## Challenge
Return the lines from the one that contains "Emit a component" through the one that contains "0.278, 0.243, 0.243];", both included, exactly as written and with nothing added.

## Input rows
+++++

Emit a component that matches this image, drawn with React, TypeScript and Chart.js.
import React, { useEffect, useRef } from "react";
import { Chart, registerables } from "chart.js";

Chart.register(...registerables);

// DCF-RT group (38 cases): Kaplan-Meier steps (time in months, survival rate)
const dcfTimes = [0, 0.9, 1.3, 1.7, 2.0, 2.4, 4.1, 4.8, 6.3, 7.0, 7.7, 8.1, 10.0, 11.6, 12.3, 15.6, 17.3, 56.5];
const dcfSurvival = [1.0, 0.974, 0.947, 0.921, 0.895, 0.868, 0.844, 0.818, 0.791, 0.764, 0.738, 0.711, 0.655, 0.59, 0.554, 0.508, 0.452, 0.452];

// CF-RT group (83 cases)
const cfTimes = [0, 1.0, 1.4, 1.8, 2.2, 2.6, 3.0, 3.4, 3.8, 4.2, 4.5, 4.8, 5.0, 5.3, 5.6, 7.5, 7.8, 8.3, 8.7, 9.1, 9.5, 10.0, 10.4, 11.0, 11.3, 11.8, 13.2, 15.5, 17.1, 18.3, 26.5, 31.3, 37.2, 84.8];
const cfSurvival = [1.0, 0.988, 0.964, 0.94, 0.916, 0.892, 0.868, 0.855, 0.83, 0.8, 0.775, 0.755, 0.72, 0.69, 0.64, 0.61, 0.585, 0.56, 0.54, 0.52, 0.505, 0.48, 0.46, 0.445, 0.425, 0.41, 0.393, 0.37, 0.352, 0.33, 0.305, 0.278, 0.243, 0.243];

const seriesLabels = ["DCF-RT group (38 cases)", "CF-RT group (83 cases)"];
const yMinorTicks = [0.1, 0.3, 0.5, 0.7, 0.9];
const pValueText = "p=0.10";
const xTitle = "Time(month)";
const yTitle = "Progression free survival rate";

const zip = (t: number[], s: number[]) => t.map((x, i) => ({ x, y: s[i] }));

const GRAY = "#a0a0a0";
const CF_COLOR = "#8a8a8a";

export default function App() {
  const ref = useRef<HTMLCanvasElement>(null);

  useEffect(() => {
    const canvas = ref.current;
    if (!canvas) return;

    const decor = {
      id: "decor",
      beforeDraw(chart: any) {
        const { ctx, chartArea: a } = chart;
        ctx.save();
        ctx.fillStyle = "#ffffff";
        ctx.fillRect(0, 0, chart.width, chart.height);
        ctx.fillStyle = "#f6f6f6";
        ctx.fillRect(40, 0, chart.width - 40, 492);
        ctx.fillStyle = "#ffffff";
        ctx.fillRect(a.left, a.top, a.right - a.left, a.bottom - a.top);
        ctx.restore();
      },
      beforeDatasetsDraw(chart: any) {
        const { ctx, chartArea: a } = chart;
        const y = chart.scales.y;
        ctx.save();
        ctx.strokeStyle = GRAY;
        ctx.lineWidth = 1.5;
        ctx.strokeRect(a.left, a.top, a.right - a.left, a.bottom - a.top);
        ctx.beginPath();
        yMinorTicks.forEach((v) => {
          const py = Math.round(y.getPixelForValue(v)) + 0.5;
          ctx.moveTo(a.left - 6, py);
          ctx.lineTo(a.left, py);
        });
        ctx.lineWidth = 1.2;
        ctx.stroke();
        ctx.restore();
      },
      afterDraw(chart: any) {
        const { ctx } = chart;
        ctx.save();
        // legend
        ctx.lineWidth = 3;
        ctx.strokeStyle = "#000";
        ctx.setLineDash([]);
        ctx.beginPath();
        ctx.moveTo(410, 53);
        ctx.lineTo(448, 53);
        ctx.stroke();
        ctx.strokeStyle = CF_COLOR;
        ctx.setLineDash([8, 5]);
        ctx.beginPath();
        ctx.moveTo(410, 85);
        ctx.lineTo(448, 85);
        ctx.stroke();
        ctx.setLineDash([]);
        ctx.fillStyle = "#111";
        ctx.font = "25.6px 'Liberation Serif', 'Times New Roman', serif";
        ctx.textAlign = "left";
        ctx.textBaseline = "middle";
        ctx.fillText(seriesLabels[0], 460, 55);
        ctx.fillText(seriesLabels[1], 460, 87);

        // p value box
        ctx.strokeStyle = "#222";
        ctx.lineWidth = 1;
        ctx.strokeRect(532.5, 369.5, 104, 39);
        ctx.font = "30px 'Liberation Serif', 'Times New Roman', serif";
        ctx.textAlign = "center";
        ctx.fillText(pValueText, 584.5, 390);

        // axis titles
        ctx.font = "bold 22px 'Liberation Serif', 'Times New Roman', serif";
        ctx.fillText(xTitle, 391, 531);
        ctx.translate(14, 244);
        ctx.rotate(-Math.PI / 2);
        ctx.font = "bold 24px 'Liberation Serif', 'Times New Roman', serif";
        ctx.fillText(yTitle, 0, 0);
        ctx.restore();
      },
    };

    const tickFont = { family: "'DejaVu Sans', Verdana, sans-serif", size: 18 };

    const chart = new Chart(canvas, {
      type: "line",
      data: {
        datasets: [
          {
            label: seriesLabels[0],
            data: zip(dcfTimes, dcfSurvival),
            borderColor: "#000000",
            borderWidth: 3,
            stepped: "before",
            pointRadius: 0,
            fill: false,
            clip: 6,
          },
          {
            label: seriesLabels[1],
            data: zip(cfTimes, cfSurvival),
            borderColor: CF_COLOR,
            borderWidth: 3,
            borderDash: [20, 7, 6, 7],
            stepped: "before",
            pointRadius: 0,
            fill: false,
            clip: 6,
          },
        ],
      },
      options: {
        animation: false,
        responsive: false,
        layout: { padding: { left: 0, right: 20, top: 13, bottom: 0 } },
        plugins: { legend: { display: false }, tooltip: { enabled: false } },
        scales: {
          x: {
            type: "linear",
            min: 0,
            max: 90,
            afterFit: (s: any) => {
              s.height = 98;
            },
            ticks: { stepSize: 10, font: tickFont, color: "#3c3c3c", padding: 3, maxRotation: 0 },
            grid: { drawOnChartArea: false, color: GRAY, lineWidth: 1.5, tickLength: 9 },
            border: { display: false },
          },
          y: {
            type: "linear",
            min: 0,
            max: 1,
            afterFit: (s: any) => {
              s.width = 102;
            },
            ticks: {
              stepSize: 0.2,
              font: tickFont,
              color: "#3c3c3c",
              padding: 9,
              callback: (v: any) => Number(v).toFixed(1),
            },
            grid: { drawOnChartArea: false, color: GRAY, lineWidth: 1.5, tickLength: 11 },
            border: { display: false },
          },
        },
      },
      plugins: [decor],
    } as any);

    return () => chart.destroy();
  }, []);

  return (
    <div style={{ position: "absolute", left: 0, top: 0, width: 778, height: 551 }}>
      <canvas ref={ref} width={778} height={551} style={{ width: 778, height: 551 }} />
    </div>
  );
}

+++++

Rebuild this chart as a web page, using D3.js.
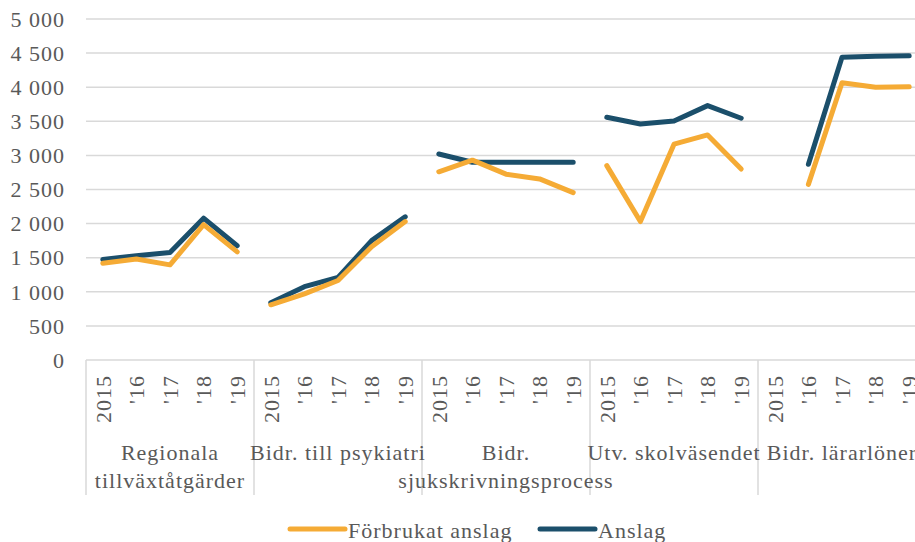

+++++

## Answer for the task
Emit a component that matches this image, drawn with React, TypeScript and Chart.js.
import React, { useEffect, useRef } from "react";
import { Chart, registerables } from "chart.js";

Chart.register(...registerables);

// DCF-RT group (38 cases): Kaplan-Meier steps (time in months, survival rate)
const dcfTimes = [0, 0.9, 1.3, 1.7, 2.0, 2.4, 4.1, 4.8, 6.3, 7.0, 7.7, 8.1, 10.0, 11.6, 12.3, 15.6, 17.3, 56.5];
const dcfSurvival = [1.0, 0.974, 0.947, 0.921, 0.895, 0.868, 0.844, 0.818, 0.791, 0.764, 0.738, 0.711, 0.655, 0.59, 0.554, 0.508, 0.452, 0.452];

// CF-RT group (83 cases)
const cfTimes = [0, 1.0, 1.4, 1.8, 2.2, 2.6, 3.0, 3.4, 3.8, 4.2, 4.5, 4.8, 5.0, 5.3, 5.6, 7.5, 7.8, 8.3, 8.7, 9.1, 9.5, 10.0, 10.4, 11.0, 11.3, 11.8, 13.2, 15.5, 17.1, 18.3, 26.5, 31.3, 37.2, 84.8];
const cfSurvival = [1.0, 0.988, 0.964, 0.94, 0.916, 0.892, 0.868, 0.855, 0.83, 0.8, 0.775, 0.755, 0.72, 0.69, 0.64, 0.61, 0.585, 0.56, 0.54, 0.52, 0.505, 0.48, 0.46, 0.445, 0.425, 0.41, 0.393, 0.37, 0.352, 0.33, 0.305, 0.278, 0.243, 0.243];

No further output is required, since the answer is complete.